In contrast, at the beginning of the B part, Smith uses an interesting alternative to this basic pattern. This three-note run doesn’t move in one direction – just up or just down to the next chord’s tonic – but it encircles the G, playing a note above it (A) and below it (F#) just before the tonic (G). A small difference? Sure. But this is precisely the subtlety that great oldtime guitar plays at.

Exactly the same idea of encircling the tonic could be used to creates runs in many other contexts. For instance, when moving from a D to a G chord as in this example below. This is not a particularly common way of getting to the tonic, but it’s cool and fun to have in your toolbox.

Descending Chromaticism

Moving upwards chromatically towards a new tonic is far more common than descending. But descending can be a cool trick to have too.

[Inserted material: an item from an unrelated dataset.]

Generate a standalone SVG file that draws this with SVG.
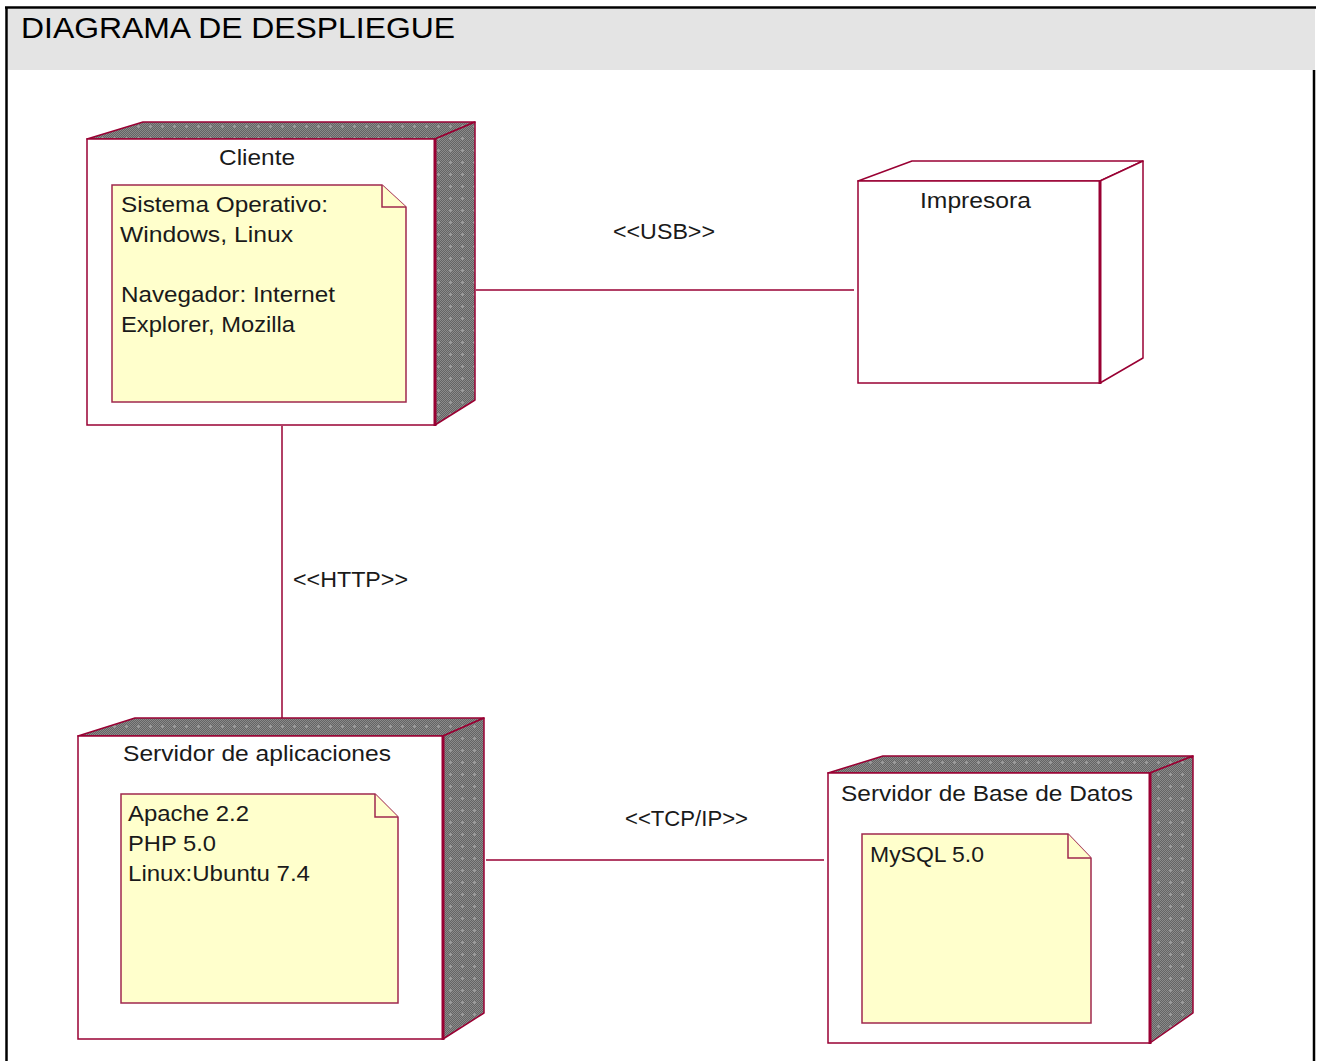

Generally this involves playing a scalar tone on a strong beat (1 or 3) while playing the chromatic tone on a weak one, as in this common way of getting from a G to a D chord.

In this example the bass run moves from the sixth of the G chord (the E) chromatically down to the D, with the more tension filled note (the Eb) on a weak beat.

Ernest Smith, however, breaks this convention in measure 22 by playing a chromatic leading tone on a strong beat, giving special emphasis to the upcoming chord change.

There’s plenty more than could be said about just this one chorus of Ernest Smith’s backup guitar playing, but I hope the general point is clear. Oldtime backup guitar is a wonderfully fun, subtle, and creative art form to which more attention need be paid.

This is just the first in a series of lessons, so hopefully over the course of this year we’ll be able to dig deeper into that rich soil.